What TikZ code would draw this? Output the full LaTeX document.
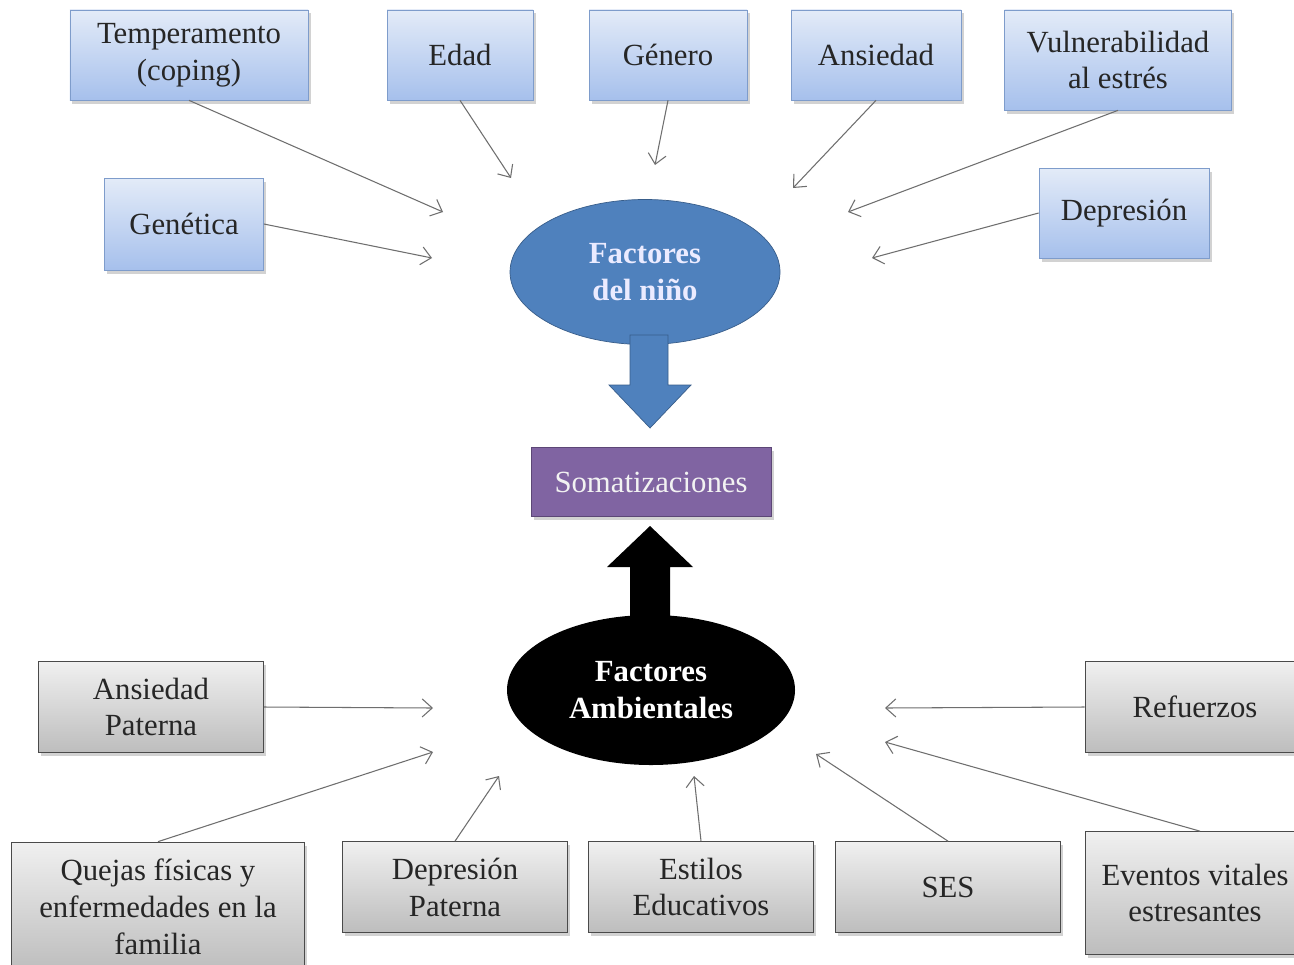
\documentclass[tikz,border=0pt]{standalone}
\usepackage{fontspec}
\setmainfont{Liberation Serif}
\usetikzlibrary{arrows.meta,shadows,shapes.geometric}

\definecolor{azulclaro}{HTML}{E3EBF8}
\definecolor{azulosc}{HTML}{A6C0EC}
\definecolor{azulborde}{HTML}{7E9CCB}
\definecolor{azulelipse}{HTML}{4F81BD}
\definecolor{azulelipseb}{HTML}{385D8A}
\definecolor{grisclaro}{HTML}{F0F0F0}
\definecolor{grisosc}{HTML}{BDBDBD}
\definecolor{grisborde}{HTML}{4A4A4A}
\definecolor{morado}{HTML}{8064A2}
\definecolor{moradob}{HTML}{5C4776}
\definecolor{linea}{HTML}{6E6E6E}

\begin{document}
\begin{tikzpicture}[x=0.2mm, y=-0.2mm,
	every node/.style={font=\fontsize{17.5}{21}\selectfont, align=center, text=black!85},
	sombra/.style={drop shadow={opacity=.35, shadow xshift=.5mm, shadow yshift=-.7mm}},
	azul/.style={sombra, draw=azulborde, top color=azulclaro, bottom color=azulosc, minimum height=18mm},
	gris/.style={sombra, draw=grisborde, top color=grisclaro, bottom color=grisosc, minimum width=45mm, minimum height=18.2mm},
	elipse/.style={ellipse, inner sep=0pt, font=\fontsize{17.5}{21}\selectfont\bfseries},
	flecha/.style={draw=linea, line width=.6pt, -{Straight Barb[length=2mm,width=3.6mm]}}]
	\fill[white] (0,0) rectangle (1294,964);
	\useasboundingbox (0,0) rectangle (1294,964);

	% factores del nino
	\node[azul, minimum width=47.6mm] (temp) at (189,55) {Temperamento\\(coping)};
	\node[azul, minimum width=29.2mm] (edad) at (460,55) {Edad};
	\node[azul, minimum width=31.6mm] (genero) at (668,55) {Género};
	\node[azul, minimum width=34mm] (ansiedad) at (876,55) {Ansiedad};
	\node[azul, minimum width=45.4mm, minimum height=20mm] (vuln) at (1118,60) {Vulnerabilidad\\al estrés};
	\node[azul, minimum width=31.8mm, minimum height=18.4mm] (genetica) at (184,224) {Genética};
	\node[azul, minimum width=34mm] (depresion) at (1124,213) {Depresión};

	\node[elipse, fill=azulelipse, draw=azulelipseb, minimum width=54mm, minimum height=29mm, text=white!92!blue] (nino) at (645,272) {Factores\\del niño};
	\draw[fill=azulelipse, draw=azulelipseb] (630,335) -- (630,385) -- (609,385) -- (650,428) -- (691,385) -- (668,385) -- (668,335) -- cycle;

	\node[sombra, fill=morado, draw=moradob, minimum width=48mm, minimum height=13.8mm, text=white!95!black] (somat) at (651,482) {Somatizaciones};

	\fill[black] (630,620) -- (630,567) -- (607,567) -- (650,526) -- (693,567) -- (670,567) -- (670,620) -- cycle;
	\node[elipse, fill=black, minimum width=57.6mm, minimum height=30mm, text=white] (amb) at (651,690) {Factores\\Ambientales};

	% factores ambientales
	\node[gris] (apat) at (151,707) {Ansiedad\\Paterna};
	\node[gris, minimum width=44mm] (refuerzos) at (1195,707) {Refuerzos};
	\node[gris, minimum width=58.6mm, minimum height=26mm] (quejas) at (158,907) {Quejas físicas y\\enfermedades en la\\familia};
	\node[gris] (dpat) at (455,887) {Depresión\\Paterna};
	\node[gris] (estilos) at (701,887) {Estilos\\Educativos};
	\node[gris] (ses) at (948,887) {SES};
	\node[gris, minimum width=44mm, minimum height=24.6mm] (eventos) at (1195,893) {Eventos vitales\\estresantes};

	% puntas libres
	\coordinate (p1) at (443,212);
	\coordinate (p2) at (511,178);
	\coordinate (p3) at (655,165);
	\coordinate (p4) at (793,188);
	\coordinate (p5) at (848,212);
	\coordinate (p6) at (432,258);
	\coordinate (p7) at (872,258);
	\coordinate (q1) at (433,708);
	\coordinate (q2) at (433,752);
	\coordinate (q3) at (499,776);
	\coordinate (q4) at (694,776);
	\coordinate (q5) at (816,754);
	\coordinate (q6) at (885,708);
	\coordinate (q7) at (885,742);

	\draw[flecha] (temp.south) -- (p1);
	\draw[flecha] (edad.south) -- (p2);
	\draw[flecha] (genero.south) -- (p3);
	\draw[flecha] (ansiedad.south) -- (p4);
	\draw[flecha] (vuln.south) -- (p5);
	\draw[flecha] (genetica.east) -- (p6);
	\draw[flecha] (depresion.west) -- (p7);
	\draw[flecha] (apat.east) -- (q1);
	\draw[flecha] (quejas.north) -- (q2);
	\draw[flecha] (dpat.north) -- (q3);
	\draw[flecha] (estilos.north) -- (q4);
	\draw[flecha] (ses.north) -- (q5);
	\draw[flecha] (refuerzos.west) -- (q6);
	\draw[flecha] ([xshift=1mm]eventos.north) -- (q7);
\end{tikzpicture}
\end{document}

****************

Copy all the data exactly as written, but skip any picture.

* Answer for this exercise *
What TikZ code would draw this? Output the full LaTeX document.
\documentclass[tikz,border=0pt]{standalone}
\usepackage{fontspec}
\setmainfont{Liberation Serif}
\usetikzlibrary{arrows.meta,shadows,shapes.geometric}

\definecolor{azulclaro}{HTML}{E3EBF8}
\definecolor{azulosc}{HTML}{A6C0EC}
\definecolor{azulborde}{HTML}{7E9CCB}
\definecolor{azulelipse}{HTML}{4F81BD}
\definecolor{azulelipseb}{HTML}{385D8A}
\definecolor{grisclaro}{HTML}{F0F0F0}
\definecolor{grisosc}{HTML}{BDBDBD}
\definecolor{grisborde}{HTML}{4A4A4A}
\definecolor{morado}{HTML}{8064A2}
\definecolor{moradob}{HTML}{5C4776}
\definecolor{linea}{HTML}{6E6E6E}

\begin{document}
\begin{tikzpicture}[x=0.2mm, y=-0.2mm,
	every node/.style={font=\fontsize{17.5}{21}\selectfont, align=center, text=black!85},
	sombra/.style={drop shadow={opacity=.35, shadow xshift=.5mm, shadow yshift=-.7mm}},
	azul/.style={sombra, draw=azulborde, top color=azulclaro, bottom color=azulosc, minimum height=18mm},
	gris/.style={sombra, draw=grisborde, top color=grisclaro, bottom color=grisosc, minimum width=45mm, minimum height=18.2mm},
	elipse/.style={ellipse, inner sep=0pt, font=\fontsize{17.5}{21}\selectfont\bfseries},
	flecha/.style={draw=linea, line width=.6pt, -{Straight Barb[length=2mm,width=3.6mm]}}]
	\fill[white] (0,0) rectangle (1294,964);
	\useasboundingbox (0,0) rectangle (1294,964);

	% factores del nino
	\node[azul, minimum width=47.6mm] (temp) at (189,55) {Temperamento\\(coping)};
	\node[azul, minimum width=29.2mm] (edad) at (460,55) {Edad};
	\node[azul, minimum width=31.6mm] (genero) at (668,55) {Género};
	\node[azul, minimum width=34mm] (ansiedad) at (876,55) {Ansiedad};
	\node[azul, minimum width=45.4mm, minimum height=20mm] (vuln) at (1118,60) {Vulnerabilidad\\al estrés};
	\node[azul, minimum width=31.8mm, minimum height=18.4mm] (genetica) at (184,224) {Genética};
	\node[azul, minimum width=34mm] (depresion) at (1124,213) {Depresión};

	\node[elipse, fill=azulelipse, draw=azulelipseb, minimum width=54mm, minimum height=29mm, text=white!92!blue] (nino) at (645,272) {Factores\\del niño};
	\draw[fill=azulelipse, draw=azulelipseb] (630,335) -- (630,385) -- (609,385) -- (650,428) -- (691,385) -- (668,385) -- (668,335) -- cycle;

	\node[sombra, fill=morado, draw=moradob, minimum width=48mm, minimum height=13.8mm, text=white!95!black] (somat) at (651,482) {Somatizaciones};

	\fill[black] (630,620) -- (630,567) -- (607,567) -- (650,526) -- (693,567) -- (670,567) -- (670,620) -- cycle;
	\node[elipse, fill=black, minimum width=57.6mm, minimum height=30mm, text=white] (amb) at (651,690) {Factores\\Ambientales};

	% factores ambientales
	\node[gris] (apat) at (151,707) {Ansiedad\\Paterna};
	\node[gris, minimum width=44mm] (refuerzos) at (1195,707) {Refuerzos};
	\node[gris, minimum width=58.6mm, minimum height=26mm] (quejas) at (158,907) {Quejas físicas y\\enfermedades en la\\familia};
	\node[gris] (dpat) at (455,887) {Depresión\\Paterna};
	\node[gris] (estilos) at (701,887) {Estilos\\Educativos};
	\node[gris] (ses) at (948,887) {SES};
	\node[gris, minimum width=44mm, minimum height=24.6mm] (eventos) at (1195,893) {Eventos vitales\\estresantes};

	% puntas libres
	\coordinate (p1) at (443,212);
	\coordinate (p2) at (511,178);
	\coordinate (p3) at (655,165);
	\coordinate (p4) at (793,188);
	\coordinate (p5) at (848,212);
	\coordinate (p6) at (432,258);
	\coordinate (p7) at (872,258);
	\coordinate (q1) at (433,708);
	\coordinate (q2) at (433,752);
	\coordinate (q3) at (499,776);
	\coordinate (q4) at (694,776);
	\coordinate (q5) at (816,754);
	\coordinate (q6) at (885,708);
	\coordinate (q7) at (885,742);

	\draw[flecha] (temp.south) -- (p1);
	\draw[flecha] (edad.south) -- (p2);
	\draw[flecha] (genero.south) -- (p3);
	\draw[flecha] (ansiedad.south) -- (p4);
	\draw[flecha] (vuln.south) -- (p5);
	\draw[flecha] (genetica.east) -- (p6);
	\draw[flecha] (depresion.west) -- (p7);
	\draw[flecha] (apat.east) -- (q1);
	\draw[flecha] (quejas.north) -- (q2);
	\draw[flecha] (dpat.north) -- (q3);
	\draw[flecha] (estilos.north) -- (q4);
	\draw[flecha] (ses.north) -- (q5);
	\draw[flecha] (refuerzos.west) -- (q6);
	\draw[flecha] ([xshift=1mm]eventos.north) -- (q7);
\end{tikzpicture}
\end{document}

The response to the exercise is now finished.